Objective:
Output the material below unchanged, apart from leaving out the pictures.

Recorded information:
-------

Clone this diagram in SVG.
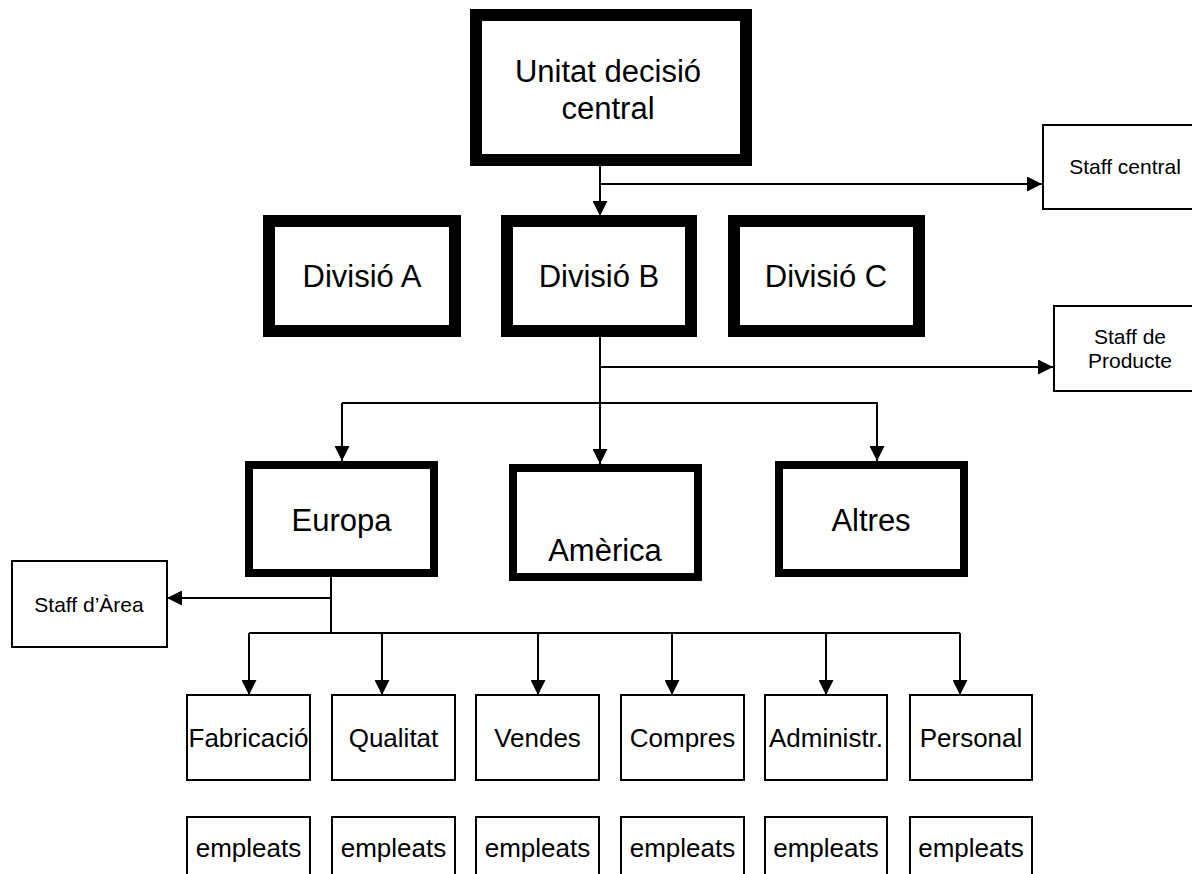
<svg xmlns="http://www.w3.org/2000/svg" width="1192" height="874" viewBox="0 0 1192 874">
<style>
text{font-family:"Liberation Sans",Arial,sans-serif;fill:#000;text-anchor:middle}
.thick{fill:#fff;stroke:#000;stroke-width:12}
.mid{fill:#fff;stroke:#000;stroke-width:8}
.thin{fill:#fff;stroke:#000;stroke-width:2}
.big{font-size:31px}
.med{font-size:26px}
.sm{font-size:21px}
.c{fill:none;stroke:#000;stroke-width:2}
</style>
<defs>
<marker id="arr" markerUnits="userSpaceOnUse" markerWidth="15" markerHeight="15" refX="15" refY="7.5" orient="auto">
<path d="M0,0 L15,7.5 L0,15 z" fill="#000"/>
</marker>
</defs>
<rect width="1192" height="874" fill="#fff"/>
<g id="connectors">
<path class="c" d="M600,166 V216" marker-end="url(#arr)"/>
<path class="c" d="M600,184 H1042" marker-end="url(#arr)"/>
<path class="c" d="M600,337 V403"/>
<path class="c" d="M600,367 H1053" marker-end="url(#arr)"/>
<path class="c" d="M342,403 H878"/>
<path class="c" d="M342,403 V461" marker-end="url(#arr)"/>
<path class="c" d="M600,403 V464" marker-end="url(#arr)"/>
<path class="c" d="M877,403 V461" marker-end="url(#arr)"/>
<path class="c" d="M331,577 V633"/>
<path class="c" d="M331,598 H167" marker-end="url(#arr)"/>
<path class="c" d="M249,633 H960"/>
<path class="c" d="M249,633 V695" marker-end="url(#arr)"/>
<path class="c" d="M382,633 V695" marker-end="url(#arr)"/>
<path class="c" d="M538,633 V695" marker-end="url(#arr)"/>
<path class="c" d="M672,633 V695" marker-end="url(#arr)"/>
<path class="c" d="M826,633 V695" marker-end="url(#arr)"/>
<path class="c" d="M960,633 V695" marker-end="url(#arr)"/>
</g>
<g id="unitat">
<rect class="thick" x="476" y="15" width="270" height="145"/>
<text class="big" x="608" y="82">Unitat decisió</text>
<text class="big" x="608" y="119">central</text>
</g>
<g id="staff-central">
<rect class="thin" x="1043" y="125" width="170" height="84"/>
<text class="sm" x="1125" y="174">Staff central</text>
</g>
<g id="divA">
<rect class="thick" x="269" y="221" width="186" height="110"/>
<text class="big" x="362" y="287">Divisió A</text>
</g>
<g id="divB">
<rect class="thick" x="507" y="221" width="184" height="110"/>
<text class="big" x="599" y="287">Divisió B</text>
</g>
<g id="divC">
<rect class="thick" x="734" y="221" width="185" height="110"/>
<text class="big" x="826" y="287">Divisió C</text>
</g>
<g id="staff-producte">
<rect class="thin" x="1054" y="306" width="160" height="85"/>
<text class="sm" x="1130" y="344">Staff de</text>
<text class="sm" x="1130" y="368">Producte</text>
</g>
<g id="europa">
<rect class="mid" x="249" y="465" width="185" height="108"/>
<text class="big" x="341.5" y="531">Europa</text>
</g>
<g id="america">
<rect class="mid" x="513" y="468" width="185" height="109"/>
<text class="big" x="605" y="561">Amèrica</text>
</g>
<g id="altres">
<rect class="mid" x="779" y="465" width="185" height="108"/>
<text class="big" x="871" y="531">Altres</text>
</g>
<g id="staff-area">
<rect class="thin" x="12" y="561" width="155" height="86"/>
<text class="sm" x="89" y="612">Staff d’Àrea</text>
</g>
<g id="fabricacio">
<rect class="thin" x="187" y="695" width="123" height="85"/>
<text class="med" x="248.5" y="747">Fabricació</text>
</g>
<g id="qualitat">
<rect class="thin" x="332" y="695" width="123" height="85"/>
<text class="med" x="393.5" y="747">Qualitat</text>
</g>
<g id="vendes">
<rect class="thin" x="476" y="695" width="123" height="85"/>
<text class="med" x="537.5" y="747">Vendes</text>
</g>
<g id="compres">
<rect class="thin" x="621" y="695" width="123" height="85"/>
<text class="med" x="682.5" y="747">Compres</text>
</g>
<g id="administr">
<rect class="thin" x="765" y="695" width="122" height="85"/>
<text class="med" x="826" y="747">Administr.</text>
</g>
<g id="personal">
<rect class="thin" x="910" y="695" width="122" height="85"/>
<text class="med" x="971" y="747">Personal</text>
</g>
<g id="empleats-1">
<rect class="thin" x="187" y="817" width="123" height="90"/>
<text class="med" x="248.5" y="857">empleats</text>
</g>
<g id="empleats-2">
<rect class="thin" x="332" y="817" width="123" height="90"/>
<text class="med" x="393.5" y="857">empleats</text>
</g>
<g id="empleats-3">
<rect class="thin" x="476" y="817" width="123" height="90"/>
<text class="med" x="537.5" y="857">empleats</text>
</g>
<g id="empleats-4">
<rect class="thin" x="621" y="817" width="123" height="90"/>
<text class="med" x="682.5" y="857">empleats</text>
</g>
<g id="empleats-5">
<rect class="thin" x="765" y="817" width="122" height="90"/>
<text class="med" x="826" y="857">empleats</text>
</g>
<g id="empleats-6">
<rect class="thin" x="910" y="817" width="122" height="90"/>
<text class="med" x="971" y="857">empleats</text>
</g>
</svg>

-------

Solution:
Clone this diagram in SVG.
<svg xmlns="http://www.w3.org/2000/svg" width="1192" height="874" viewBox="0 0 1192 874">
<style>
text{font-family:"Liberation Sans",Arial,sans-serif;fill:#000;text-anchor:middle}
.thick{fill:#fff;stroke:#000;stroke-width:12}
.mid{fill:#fff;stroke:#000;stroke-width:8}
.thin{fill:#fff;stroke:#000;stroke-width:2}
.big{font-size:31px}
.med{font-size:26px}
.sm{font-size:21px}
.c{fill:none;stroke:#000;stroke-width:2}
</style>
<defs>
<marker id="arr" markerUnits="userSpaceOnUse" markerWidth="15" markerHeight="15" refX="15" refY="7.5" orient="auto">
<path d="M0,0 L15,7.5 L0,15 z" fill="#000"/>
</marker>
</defs>
<rect width="1192" height="874" fill="#fff"/>
<g id="connectors">
<path class="c" d="M600,166 V216" marker-end="url(#arr)"/>
<path class="c" d="M600,184 H1042" marker-end="url(#arr)"/>
<path class="c" d="M600,337 V403"/>
<path class="c" d="M600,367 H1053" marker-end="url(#arr)"/>
<path class="c" d="M342,403 H878"/>
<path class="c" d="M342,403 V461" marker-end="url(#arr)"/>
<path class="c" d="M600,403 V464" marker-end="url(#arr)"/>
<path class="c" d="M877,403 V461" marker-end="url(#arr)"/>
<path class="c" d="M331,577 V633"/>
<path class="c" d="M331,598 H167" marker-end="url(#arr)"/>
<path class="c" d="M249,633 H960"/>
<path class="c" d="M249,633 V695" marker-end="url(#arr)"/>
<path class="c" d="M382,633 V695" marker-end="url(#arr)"/>
<path class="c" d="M538,633 V695" marker-end="url(#arr)"/>
<path class="c" d="M672,633 V695" marker-end="url(#arr)"/>
<path class="c" d="M826,633 V695" marker-end="url(#arr)"/>
<path class="c" d="M960,633 V695" marker-end="url(#arr)"/>
</g>
<g id="unitat">
<rect class="thick" x="476" y="15" width="270" height="145"/>
<text class="big" x="608" y="82">Unitat decisió</text>
<text class="big" x="608" y="119">central</text>
</g>
<g id="staff-central">
<rect class="thin" x="1043" y="125" width="170" height="84"/>
<text class="sm" x="1125" y="174">Staff central</text>
</g>
<g id="divA">
<rect class="thick" x="269" y="221" width="186" height="110"/>
<text class="big" x="362" y="287">Divisió A</text>
</g>
<g id="divB">
<rect class="thick" x="507" y="221" width="184" height="110"/>
<text class="big" x="599" y="287">Divisió B</text>
</g>
<g id="divC">
<rect class="thick" x="734" y="221" width="185" height="110"/>
<text class="big" x="826" y="287">Divisió C</text>
</g>
<g id="staff-producte">
<rect class="thin" x="1054" y="306" width="160" height="85"/>
<text class="sm" x="1130" y="344">Staff de</text>
<text class="sm" x="1130" y="368">Producte</text>
</g>
<g id="europa">
<rect class="mid" x="249" y="465" width="185" height="108"/>
<text class="big" x="341.5" y="531">Europa</text>
</g>
<g id="america">
<rect class="mid" x="513" y="468" width="185" height="109"/>
<text class="big" x="605" y="561">Amèrica</text>
</g>
<g id="altres">
<rect class="mid" x="779" y="465" width="185" height="108"/>
<text class="big" x="871" y="531">Altres</text>
</g>
<g id="staff-area">
<rect class="thin" x="12" y="561" width="155" height="86"/>
<text class="sm" x="89" y="612">Staff d’Àrea</text>
</g>
<g id="fabricacio">
<rect class="thin" x="187" y="695" width="123" height="85"/>
<text class="med" x="248.5" y="747">Fabricació</text>
</g>
<g id="qualitat">
<rect class="thin" x="332" y="695" width="123" height="85"/>
<text class="med" x="393.5" y="747">Qualitat</text>
</g>
<g id="vendes">
<rect class="thin" x="476" y="695" width="123" height="85"/>
<text class="med" x="537.5" y="747">Vendes</text>
</g>
<g id="compres">
<rect class="thin" x="621" y="695" width="123" height="85"/>
<text class="med" x="682.5" y="747">Compres</text>
</g>
<g id="administr">
<rect class="thin" x="765" y="695" width="122" height="85"/>
<text class="med" x="826" y="747">Administr.</text>
</g>
<g id="personal">
<rect class="thin" x="910" y="695" width="122" height="85"/>
<text class="med" x="971" y="747">Personal</text>
</g>
<g id="empleats-1">
<rect class="thin" x="187" y="817" width="123" height="90"/>
<text class="med" x="248.5" y="857">empleats</text>
</g>
<g id="empleats-2">
<rect class="thin" x="332" y="817" width="123" height="90"/>
<text class="med" x="393.5" y="857">empleats</text>
</g>
<g id="empleats-3">
<rect class="thin" x="476" y="817" width="123" height="90"/>
<text class="med" x="537.5" y="857">empleats</text>
</g>
<g id="empleats-4">
<rect class="thin" x="621" y="817" width="123" height="90"/>
<text class="med" x="682.5" y="857">empleats</text>
</g>
<g id="empleats-5">
<rect class="thin" x="765" y="817" width="122" height="90"/>
<text class="med" x="826" y="857">empleats</text>
</g>
<g id="empleats-6">
<rect class="thin" x="910" y="817" width="122" height="90"/>
<text class="med" x="971" y="857">empleats</text>
</g>
</svg>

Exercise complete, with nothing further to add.